> [DATA IN THIS EXERCISE]:
☆ ☆ ☆ ☆
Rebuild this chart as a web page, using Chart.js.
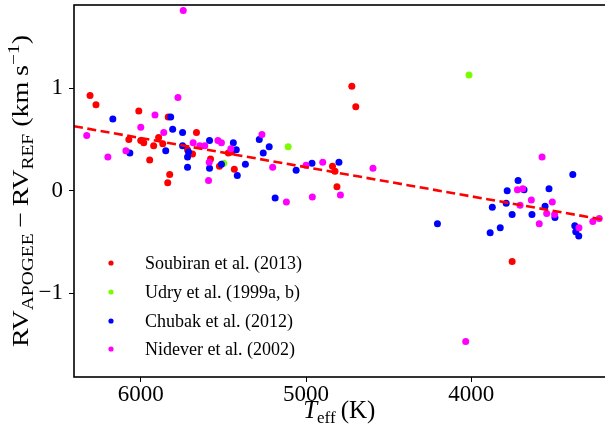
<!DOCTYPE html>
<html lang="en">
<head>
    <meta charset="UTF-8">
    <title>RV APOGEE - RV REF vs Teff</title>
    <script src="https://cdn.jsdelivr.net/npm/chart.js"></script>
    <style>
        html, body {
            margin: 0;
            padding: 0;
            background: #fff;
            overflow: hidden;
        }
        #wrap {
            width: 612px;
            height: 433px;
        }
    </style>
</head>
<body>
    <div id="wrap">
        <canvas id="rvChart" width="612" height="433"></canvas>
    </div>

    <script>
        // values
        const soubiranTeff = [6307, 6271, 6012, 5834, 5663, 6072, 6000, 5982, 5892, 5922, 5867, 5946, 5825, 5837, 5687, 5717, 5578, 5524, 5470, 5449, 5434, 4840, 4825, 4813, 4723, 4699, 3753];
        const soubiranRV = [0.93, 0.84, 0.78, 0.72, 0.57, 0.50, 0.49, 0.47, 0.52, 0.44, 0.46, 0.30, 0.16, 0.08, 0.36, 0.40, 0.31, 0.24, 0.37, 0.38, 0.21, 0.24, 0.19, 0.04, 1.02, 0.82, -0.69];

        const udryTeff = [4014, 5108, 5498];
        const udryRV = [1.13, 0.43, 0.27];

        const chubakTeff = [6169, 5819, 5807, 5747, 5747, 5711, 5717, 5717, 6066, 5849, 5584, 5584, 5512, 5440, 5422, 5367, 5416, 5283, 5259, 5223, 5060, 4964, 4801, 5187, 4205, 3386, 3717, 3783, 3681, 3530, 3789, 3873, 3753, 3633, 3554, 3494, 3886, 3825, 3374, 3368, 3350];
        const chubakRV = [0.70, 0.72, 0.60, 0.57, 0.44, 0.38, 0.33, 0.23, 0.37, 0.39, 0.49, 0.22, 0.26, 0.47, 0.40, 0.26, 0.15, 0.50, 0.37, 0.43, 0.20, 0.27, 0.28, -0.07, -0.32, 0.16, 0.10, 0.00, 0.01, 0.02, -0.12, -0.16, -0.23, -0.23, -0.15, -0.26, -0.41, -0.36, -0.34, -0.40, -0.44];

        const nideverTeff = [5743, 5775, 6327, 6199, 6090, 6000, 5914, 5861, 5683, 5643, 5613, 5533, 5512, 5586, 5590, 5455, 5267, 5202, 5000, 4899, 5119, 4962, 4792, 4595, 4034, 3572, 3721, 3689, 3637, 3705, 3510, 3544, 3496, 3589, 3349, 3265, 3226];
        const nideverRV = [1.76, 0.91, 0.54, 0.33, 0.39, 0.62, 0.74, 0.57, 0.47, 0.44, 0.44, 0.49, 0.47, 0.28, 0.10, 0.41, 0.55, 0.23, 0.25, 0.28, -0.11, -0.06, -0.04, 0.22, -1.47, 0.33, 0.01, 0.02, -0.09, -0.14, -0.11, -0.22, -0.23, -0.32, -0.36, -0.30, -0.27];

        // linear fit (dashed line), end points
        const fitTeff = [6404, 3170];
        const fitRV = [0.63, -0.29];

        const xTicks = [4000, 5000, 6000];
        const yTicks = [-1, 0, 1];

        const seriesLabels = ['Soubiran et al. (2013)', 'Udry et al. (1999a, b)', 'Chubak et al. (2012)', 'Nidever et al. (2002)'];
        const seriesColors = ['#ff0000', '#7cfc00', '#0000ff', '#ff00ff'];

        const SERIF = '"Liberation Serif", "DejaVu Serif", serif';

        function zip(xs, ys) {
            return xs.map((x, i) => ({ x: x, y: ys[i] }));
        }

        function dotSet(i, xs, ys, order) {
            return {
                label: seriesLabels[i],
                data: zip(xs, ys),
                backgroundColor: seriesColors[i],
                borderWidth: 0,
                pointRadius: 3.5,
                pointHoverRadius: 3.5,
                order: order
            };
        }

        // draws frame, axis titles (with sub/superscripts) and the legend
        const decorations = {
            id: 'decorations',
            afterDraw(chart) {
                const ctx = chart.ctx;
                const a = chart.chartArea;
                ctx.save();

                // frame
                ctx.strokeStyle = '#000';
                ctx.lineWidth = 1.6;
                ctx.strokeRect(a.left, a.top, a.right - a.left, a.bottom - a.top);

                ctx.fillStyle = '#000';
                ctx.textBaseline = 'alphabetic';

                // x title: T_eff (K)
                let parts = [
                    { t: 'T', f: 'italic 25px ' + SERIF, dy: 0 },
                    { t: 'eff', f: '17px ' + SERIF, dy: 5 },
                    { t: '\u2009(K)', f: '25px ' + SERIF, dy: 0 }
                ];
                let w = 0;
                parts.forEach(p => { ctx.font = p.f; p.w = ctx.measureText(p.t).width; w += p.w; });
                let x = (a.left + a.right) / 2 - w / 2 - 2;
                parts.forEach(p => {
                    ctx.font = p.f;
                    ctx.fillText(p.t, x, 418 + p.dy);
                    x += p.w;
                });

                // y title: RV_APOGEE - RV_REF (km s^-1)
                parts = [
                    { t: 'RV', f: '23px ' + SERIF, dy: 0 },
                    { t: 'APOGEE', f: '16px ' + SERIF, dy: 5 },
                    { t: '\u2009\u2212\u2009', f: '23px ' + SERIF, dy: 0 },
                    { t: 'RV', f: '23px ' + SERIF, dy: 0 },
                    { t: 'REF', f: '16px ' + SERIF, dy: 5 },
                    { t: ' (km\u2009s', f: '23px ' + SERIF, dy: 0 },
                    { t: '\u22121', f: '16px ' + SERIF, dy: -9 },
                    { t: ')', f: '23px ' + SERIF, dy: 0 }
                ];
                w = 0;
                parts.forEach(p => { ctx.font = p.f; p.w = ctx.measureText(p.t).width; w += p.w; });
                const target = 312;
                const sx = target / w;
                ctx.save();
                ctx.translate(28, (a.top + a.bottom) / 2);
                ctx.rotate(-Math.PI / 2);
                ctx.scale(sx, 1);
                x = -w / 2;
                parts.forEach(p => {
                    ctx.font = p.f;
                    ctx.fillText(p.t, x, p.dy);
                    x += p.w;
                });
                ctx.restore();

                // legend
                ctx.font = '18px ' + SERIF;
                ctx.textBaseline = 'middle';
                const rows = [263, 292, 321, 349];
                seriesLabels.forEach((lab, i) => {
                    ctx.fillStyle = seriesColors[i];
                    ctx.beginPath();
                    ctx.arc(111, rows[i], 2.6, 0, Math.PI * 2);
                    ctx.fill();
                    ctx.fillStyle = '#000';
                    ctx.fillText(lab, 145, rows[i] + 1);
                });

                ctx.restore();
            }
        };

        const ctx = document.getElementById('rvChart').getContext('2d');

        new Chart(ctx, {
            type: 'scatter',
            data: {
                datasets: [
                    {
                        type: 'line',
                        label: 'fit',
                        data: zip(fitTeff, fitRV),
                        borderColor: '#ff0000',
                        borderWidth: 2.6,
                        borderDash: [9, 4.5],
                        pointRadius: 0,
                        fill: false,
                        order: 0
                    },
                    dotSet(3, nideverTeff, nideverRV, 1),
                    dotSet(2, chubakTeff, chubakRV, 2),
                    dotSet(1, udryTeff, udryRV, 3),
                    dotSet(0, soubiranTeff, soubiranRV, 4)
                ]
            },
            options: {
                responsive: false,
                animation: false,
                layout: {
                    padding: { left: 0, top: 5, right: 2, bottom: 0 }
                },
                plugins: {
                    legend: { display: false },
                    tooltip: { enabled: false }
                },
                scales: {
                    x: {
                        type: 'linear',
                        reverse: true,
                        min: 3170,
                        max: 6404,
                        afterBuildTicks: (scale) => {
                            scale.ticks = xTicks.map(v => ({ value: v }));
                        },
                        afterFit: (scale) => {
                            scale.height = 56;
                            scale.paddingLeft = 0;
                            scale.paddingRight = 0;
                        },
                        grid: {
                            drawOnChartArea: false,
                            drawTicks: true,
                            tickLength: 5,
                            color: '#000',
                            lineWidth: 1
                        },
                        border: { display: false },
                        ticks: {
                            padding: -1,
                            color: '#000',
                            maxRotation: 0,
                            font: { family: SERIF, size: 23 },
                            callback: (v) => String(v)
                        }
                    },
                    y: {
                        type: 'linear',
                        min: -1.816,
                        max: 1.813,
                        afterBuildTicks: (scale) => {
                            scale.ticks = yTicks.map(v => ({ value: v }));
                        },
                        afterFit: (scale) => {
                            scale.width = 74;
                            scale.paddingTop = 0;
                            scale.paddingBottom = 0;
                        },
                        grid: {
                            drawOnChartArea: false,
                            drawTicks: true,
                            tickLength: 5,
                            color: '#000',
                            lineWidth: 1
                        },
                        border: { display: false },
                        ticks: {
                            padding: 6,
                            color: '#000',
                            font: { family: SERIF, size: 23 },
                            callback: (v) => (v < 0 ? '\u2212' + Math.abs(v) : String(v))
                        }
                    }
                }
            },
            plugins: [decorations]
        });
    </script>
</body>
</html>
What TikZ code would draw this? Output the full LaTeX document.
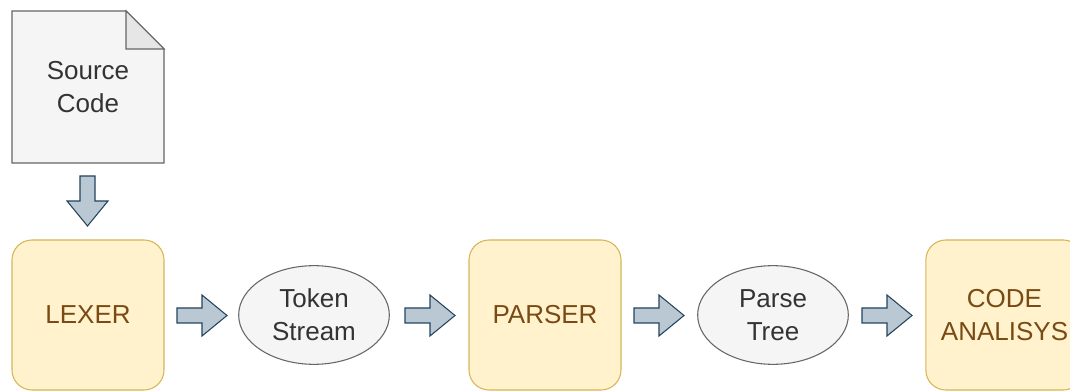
☆ ☆ ☆ ☆
> [SHORT PROBLEM]: Reproduce only the lines running from the beginning of the entries above to the line holding "const udryRV = [1.13, 0.43, 0.27];", inclusive. Pictures stay out of the copy.

> [OUTPUT OF THE TASK]:
Rebuild this chart as a web page, using Chart.js.
<!DOCTYPE html>
<html lang="en">
<head>
    <meta charset="UTF-8">
    <title>RV APOGEE - RV REF vs Teff</title>
    <script src="https://cdn.jsdelivr.net/npm/chart.js"></script>
    <style>
        html, body {
            margin: 0;
            padding: 0;
            background: #fff;
            overflow: hidden;
        }
        #wrap {
            width: 612px;
            height: 433px;
        }
    </style>
</head>
<body>
    <div id="wrap">
        <canvas id="rvChart" width="612" height="433"></canvas>
    </div>

    <script>
        // values
        const soubiranTeff = [6307, 6271, 6012, 5834, 5663, 6072, 6000, 5982, 5892, 5922, 5867, 5946, 5825, 5837, 5687, 5717, 5578, 5524, 5470, 5449, 5434, 4840, 4825, 4813, 4723, 4699, 3753];
        const soubiranRV = [0.93, 0.84, 0.78, 0.72, 0.57, 0.50, 0.49, 0.47, 0.52, 0.44, 0.46, 0.30, 0.16, 0.08, 0.36, 0.40, 0.31, 0.24, 0.37, 0.38, 0.21, 0.24, 0.19, 0.04, 1.02, 0.82, -0.69];

        const udryTeff = [4014, 5108, 5498];
        const udryRV = [1.13, 0.43, 0.27];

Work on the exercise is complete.